Bentley and coach-trimmer Noel Thompson celebrate 50 years together
Bentley has been making fine automobiles for 100 years now. For fully half of that century, Noel Thompson has been on the payroll in Bentley’s coach-trimming department, making leather interiors that are fit for a queen. Literally. Today, as part of the firm’s centennial celebration, Bentley honored Thompson, his craft, and his half-century of service to the storied British automaker.
Thompson hired into Bentley as a 16-year-old apprentice back in 1969, when the luxury brand was part of Rolls-Royce. He spent a year in the traditional apprenticeship program, rotating between various departments (including engineering), and picked up a variety of skills before specializing in coach-trimming, the traditional term for upholstering vehicles. Assembling and sewing up the leather-clad Bentley steering wheels became his specialty, and Thompson is known for using an old dinner fork’s tines to punch perfectly equidistant holes in the glove-soft leather for the thread. “If it works, it works,” he says.
Working at Bentley has been a bit of a family tradition in the Thompson clan. Noel’s father spent almost four decades as a coach-painter at Bentley, and his grandmother worked there during World War II.
Things have changed a bit in the 50 years since Thompson hired in at Crewe.
“When I first started, the factory was a bit old-fashioned,” he said. “We used to push cars around by hand on cradles in the production line. The floors were still bare concrete and the air raid shelters from the 1940s were still in place and being used for storage. We were only producing around 1800 units per year and with a very limited range.”

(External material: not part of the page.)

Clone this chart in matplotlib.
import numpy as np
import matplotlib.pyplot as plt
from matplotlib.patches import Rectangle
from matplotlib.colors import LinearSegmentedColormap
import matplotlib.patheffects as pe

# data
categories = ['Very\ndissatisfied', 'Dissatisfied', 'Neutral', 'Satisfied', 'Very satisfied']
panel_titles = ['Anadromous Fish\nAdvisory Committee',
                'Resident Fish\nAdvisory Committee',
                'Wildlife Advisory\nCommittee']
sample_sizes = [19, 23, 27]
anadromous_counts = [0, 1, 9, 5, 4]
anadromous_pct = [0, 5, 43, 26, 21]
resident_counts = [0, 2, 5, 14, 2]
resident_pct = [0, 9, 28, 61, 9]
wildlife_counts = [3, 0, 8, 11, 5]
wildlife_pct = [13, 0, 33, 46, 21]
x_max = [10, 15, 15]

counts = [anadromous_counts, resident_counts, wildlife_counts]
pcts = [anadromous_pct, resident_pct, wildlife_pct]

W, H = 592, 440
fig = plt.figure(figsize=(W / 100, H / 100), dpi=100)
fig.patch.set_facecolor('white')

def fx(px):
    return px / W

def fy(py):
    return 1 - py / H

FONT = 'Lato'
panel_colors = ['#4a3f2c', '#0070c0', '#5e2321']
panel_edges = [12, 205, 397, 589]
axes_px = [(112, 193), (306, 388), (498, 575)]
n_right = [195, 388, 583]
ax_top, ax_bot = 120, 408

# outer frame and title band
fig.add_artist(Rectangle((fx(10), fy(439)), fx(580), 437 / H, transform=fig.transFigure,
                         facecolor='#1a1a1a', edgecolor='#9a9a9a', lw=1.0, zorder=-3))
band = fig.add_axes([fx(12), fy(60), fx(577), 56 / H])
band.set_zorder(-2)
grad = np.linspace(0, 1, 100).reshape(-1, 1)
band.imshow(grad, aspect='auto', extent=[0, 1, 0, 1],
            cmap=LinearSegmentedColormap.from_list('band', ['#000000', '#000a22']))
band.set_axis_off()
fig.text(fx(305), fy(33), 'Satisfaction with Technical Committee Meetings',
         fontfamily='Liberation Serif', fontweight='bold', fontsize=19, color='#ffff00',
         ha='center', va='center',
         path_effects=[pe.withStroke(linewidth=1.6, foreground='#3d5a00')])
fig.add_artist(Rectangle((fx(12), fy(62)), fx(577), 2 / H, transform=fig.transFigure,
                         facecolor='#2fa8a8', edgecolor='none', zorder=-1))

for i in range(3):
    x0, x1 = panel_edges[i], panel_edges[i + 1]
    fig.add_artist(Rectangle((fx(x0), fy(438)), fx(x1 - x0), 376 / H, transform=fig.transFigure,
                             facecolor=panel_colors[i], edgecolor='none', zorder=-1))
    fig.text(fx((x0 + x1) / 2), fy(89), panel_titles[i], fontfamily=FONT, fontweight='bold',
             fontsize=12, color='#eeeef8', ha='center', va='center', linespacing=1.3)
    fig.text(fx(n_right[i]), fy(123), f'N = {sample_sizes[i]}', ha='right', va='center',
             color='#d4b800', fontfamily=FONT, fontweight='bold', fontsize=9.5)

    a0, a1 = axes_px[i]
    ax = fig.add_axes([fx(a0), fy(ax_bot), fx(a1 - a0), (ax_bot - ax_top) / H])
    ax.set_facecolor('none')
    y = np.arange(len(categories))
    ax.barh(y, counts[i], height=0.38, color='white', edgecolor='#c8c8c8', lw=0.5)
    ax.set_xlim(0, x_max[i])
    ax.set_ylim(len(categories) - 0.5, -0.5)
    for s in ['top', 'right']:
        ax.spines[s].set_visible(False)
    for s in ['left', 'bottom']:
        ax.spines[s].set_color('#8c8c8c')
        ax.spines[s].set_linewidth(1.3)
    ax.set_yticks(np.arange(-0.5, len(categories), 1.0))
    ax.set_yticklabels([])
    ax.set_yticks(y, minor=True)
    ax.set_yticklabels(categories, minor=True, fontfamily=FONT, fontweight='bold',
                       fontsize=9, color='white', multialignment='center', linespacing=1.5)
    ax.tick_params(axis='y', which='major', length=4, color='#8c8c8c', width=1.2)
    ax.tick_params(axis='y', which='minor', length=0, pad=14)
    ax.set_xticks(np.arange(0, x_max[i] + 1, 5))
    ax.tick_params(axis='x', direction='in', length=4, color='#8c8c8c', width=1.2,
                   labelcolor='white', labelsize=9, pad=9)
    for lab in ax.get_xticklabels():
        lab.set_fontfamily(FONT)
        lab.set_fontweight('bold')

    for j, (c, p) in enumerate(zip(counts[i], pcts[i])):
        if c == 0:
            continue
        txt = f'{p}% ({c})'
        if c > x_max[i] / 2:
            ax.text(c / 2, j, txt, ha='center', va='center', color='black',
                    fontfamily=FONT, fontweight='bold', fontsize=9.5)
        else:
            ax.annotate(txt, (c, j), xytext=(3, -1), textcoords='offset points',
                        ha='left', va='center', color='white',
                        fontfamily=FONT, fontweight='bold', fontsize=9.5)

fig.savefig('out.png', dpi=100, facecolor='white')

Then, in 1998, after a bidding war with BMW over Rolls-Royce’s automotive operations, the Volkswagen Group ended up taking charge of Bentley and started pouring in millions of dollars to modernize the British luxury marque.
“The factory is now bright and modern with an automated track and shows little resemblance to the old days,” said Thompson, regarding the transfer in ownership. “Virtually every aspect of the business has changed for the better—more models, more retailers, better customer communication. We now have people traveling from all over the world to visit the factory every day.”
A part of his job that the affable Thompson especially enjoys is demonstrating his craft and describing his work to the visitors to the Bentley factory, including VIP customers and members of the general public on the scheduled assembly plant tours. Recognizing that his skills went beyond sewing up steering wheels, Bentley has made Thompson a global brand ambassador. He now spends part of every year traveling to auto shows and British embassies and consulates to demonstrate his craftsmanship. This writer met him about 10 years ago while he was working on a steering wheel at the North American International Auto Show in Detroit, next to a fellow member of the Bentley trim team who was demonstrating some exquisite marquetry and inlay work with exotic woods.
Thompson says, “I’ve been incredibly lucky, very few people have a job for life these days and I am able to meet new people from all walks of life and share with them what we do.”
When Thompson says he meets people from all walks of life, he’s not exaggerating. In addition to having trimmed the interior on Queen Elizabeth’s personal Bentleys, Noel was invited to Buckingham Palace to personally meet with the queen and other members of the royal family.
To this date, Bentley still hires in about 50 new apprentices every year who train alongside veteran artisans like Thompson.
Amidst all the changes at Bentley—from the revamped Continental GT range to the redesigned logo—Thompson is a reminder of the long-running, steady devotion to the automotive craft to which Bentley owes its current heritage.